[Entries with chart source code]
—————

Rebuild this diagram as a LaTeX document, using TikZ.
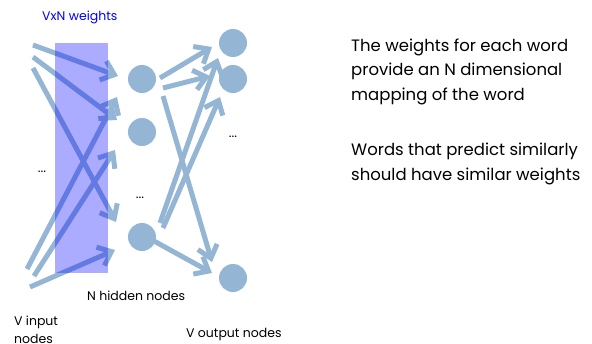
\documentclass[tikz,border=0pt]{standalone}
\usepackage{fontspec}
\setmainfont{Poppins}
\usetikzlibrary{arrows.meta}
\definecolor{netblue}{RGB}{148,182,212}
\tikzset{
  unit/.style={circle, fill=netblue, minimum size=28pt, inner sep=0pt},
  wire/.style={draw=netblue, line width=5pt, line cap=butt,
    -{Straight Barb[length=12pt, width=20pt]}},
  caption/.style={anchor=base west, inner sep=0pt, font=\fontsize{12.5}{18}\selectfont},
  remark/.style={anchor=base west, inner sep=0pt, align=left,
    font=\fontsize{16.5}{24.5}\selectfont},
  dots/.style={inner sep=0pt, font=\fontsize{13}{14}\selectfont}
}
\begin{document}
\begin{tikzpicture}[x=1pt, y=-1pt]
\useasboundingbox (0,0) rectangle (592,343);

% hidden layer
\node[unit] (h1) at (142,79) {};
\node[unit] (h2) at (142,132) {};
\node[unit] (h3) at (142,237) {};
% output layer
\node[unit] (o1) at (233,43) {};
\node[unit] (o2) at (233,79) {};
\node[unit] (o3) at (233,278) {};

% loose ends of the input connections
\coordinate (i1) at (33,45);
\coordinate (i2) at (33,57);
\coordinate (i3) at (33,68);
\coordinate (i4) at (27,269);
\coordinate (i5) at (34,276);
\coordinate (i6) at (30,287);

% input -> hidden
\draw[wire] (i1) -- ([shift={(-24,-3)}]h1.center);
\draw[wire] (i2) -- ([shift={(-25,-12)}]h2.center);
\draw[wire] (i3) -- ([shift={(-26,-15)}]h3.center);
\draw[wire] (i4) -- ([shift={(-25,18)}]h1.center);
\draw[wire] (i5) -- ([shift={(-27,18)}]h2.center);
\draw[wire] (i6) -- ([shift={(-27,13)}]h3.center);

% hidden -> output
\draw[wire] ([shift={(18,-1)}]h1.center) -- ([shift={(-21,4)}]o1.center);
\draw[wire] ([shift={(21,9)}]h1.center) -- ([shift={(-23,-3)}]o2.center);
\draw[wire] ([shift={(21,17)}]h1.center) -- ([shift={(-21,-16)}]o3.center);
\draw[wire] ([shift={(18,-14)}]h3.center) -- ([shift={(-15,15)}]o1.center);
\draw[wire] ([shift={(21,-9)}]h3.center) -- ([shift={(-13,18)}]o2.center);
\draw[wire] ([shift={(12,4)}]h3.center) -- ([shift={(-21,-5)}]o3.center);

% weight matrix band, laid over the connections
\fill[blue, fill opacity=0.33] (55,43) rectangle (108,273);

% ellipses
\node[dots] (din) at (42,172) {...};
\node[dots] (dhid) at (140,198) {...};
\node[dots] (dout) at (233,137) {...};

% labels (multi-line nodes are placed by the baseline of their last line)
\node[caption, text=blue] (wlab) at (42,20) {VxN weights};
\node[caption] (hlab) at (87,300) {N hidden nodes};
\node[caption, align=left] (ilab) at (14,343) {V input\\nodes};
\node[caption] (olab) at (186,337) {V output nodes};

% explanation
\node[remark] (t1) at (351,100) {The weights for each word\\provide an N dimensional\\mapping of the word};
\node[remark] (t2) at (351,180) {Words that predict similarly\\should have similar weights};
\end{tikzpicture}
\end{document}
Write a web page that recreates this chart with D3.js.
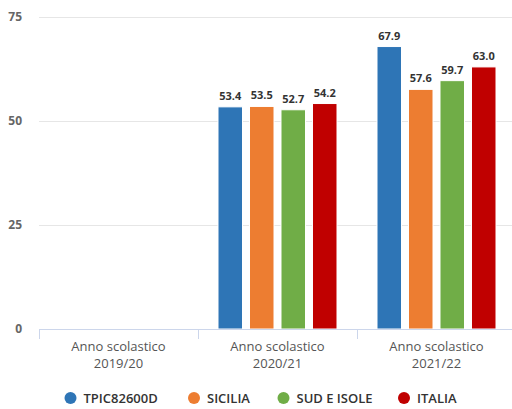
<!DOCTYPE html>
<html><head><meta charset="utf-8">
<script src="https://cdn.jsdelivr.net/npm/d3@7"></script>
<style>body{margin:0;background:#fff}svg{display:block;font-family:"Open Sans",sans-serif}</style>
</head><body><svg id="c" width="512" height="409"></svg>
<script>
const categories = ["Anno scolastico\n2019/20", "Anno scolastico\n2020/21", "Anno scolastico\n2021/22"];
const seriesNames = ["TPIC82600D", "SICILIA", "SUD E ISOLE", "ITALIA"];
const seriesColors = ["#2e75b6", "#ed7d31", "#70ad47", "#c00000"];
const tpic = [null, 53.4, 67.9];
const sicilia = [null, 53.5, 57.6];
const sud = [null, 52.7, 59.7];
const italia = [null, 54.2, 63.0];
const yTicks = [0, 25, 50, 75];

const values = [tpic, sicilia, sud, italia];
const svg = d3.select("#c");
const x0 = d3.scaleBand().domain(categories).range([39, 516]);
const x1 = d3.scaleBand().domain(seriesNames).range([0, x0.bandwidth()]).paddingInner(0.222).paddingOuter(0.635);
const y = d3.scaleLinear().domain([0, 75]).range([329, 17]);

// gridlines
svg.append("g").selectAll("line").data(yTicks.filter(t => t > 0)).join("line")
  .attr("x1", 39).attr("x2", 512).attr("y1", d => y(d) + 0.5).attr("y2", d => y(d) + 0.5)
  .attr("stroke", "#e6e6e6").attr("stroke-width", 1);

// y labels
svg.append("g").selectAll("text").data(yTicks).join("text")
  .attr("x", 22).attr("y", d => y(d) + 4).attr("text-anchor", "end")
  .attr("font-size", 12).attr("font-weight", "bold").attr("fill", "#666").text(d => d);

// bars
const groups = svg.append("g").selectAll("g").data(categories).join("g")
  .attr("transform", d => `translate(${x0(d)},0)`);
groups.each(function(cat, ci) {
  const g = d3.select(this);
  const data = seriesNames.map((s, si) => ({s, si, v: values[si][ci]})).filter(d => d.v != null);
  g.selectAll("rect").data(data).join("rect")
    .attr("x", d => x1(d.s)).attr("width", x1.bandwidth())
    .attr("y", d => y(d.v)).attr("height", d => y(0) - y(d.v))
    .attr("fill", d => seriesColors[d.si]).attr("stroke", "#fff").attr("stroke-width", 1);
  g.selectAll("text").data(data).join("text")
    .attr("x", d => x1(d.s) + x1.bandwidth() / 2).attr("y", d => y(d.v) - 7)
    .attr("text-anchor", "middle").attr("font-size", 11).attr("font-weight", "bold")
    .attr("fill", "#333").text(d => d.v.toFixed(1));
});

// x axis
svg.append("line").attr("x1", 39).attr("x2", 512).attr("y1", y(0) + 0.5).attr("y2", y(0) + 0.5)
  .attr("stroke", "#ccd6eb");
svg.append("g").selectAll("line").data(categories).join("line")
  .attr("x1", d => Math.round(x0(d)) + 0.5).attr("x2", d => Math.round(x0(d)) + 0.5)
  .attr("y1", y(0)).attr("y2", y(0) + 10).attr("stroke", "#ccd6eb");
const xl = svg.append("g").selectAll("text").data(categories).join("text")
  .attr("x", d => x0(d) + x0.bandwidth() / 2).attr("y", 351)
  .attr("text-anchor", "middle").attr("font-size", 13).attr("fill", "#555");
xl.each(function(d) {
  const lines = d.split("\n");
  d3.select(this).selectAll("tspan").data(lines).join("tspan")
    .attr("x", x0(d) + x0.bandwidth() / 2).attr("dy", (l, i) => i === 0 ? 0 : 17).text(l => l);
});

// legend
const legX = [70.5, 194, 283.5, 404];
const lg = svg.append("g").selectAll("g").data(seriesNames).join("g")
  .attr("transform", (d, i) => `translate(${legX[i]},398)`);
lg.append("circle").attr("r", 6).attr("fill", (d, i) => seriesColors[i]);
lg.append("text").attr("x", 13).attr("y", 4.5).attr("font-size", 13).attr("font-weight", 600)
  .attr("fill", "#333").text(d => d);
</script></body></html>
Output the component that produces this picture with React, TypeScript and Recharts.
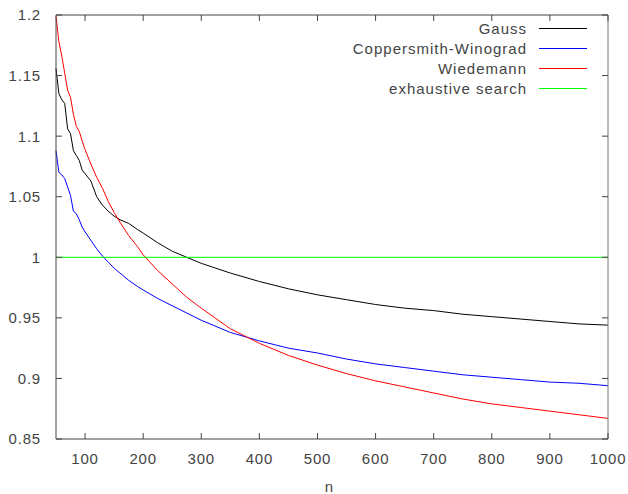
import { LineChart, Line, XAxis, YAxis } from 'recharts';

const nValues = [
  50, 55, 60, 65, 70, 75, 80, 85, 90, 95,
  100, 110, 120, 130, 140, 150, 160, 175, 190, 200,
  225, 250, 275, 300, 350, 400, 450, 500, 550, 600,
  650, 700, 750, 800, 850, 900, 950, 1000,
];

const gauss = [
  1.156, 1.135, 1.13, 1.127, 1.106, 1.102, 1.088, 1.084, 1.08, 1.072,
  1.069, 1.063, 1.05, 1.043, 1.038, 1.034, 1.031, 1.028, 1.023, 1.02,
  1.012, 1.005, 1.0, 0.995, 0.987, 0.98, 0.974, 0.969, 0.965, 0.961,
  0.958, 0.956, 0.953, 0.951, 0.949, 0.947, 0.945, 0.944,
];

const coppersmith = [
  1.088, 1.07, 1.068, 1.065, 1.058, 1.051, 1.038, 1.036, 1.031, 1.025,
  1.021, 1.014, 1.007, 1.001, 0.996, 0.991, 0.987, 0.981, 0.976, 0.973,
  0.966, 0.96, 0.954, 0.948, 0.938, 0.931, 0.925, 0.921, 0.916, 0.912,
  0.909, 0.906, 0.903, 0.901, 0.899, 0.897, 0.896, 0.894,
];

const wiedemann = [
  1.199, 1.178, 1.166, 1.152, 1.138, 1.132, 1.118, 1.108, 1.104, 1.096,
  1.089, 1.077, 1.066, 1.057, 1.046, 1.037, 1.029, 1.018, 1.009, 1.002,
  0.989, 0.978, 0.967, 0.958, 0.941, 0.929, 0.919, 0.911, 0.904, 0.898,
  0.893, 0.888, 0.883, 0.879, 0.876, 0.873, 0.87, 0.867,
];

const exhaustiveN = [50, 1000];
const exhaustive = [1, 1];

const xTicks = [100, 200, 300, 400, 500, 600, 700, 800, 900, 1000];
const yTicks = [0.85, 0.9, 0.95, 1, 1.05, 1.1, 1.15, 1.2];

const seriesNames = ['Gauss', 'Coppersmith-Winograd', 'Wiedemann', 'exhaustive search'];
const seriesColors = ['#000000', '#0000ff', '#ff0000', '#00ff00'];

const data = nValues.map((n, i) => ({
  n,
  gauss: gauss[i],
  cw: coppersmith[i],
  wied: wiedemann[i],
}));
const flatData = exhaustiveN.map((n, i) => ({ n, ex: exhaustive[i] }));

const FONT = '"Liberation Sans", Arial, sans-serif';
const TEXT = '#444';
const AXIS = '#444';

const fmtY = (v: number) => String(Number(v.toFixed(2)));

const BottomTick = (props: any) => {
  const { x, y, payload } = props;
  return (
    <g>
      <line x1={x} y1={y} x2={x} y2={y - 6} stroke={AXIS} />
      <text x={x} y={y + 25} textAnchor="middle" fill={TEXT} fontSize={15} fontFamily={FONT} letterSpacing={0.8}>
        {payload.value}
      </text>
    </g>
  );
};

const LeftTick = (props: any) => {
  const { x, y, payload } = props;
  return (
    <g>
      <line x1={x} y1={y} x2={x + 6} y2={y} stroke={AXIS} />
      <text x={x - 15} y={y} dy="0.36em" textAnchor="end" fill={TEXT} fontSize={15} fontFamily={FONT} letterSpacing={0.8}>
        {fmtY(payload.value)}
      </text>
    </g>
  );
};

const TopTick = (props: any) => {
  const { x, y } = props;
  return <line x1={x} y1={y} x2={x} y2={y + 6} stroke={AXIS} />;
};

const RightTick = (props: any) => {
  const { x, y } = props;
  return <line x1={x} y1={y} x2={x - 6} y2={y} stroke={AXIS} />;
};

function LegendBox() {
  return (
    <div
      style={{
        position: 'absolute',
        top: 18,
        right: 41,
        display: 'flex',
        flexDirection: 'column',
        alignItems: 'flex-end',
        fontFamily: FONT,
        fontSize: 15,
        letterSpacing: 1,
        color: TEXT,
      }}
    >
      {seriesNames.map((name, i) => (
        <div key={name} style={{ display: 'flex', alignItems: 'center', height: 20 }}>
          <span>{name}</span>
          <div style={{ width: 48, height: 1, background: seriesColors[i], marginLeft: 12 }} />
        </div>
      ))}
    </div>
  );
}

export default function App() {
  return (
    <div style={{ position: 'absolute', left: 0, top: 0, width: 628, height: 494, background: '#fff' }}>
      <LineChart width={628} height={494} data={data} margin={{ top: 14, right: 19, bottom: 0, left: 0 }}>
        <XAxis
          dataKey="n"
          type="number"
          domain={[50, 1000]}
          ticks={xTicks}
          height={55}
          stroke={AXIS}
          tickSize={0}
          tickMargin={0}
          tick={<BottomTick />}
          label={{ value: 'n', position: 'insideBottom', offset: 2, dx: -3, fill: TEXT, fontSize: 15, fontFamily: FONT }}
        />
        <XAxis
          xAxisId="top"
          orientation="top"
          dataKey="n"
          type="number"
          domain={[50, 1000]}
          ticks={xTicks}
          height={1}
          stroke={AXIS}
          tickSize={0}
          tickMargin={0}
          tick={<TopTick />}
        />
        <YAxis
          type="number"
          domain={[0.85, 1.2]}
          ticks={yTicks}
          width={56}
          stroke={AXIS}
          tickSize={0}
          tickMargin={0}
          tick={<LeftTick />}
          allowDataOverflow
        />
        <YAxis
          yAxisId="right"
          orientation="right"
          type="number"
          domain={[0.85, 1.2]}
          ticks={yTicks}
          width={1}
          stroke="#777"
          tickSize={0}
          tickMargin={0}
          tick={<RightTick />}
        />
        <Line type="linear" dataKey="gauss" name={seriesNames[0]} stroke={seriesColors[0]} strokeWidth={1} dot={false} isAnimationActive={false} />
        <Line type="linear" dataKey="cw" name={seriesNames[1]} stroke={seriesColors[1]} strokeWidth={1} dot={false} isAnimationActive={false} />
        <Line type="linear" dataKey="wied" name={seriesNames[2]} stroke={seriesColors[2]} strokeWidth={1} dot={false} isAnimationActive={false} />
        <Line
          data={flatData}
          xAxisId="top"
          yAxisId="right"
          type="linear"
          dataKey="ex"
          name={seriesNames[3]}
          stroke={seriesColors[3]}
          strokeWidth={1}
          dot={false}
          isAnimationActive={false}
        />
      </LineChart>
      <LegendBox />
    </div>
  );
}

—————

What you have to do:
Take the material above from its first line through the line holding "(55,43) rectangle (108,273);" and set it down exactly, without the pictures.

Output of the task:
Rebuild this diagram as a LaTeX document, using TikZ.
\documentclass[tikz,border=0pt]{standalone}
\usepackage{fontspec}
\setmainfont{Poppins}
\usetikzlibrary{arrows.meta}
\definecolor{netblue}{RGB}{148,182,212}
\tikzset{
  unit/.style={circle, fill=netblue, minimum size=28pt, inner sep=0pt},
  wire/.style={draw=netblue, line width=5pt, line cap=butt,
    -{Straight Barb[length=12pt, width=20pt]}},
  caption/.style={anchor=base west, inner sep=0pt, font=\fontsize{12.5}{18}\selectfont},
  remark/.style={anchor=base west, inner sep=0pt, align=left,
    font=\fontsize{16.5}{24.5}\selectfont},
  dots/.style={inner sep=0pt, font=\fontsize{13}{14}\selectfont}
}
\begin{document}
\begin{tikzpicture}[x=1pt, y=-1pt]
\useasboundingbox (0,0) rectangle (592,343);

% hidden layer
\node[unit] (h1) at (142,79) {};
\node[unit] (h2) at (142,132) {};
\node[unit] (h3) at (142,237) {};
% output layer
\node[unit] (o1) at (233,43) {};
\node[unit] (o2) at (233,79) {};
\node[unit] (o3) at (233,278) {};

% loose ends of the input connections
\coordinate (i1) at (33,45);
\coordinate (i2) at (33,57);
\coordinate (i3) at (33,68);
\coordinate (i4) at (27,269);
\coordinate (i5) at (34,276);
\coordinate (i6) at (30,287);

% input -> hidden
\draw[wire] (i1) -- ([shift={(-24,-3)}]h1.center);
\draw[wire] (i2) -- ([shift={(-25,-12)}]h2.center);
\draw[wire] (i3) -- ([shift={(-26,-15)}]h3.center);
\draw[wire] (i4) -- ([shift={(-25,18)}]h1.center);
\draw[wire] (i5) -- ([shift={(-27,18)}]h2.center);
\draw[wire] (i6) -- ([shift={(-27,13)}]h3.center);

% hidden -> output
\draw[wire] ([shift={(18,-1)}]h1.center) -- ([shift={(-21,4)}]o1.center);
\draw[wire] ([shift={(21,9)}]h1.center) -- ([shift={(-23,-3)}]o2.center);
\draw[wire] ([shift={(21,17)}]h1.center) -- ([shift={(-21,-16)}]o3.center);
\draw[wire] ([shift={(18,-14)}]h3.center) -- ([shift={(-15,15)}]o1.center);
\draw[wire] ([shift={(21,-9)}]h3.center) -- ([shift={(-13,18)}]o2.center);
\draw[wire] ([shift={(12,4)}]h3.center) -- ([shift={(-21,-5)}]o3.center);

% weight matrix band, laid over the connections
\fill[blue, fill opacity=0.33] (55,43) rectangle (108,273);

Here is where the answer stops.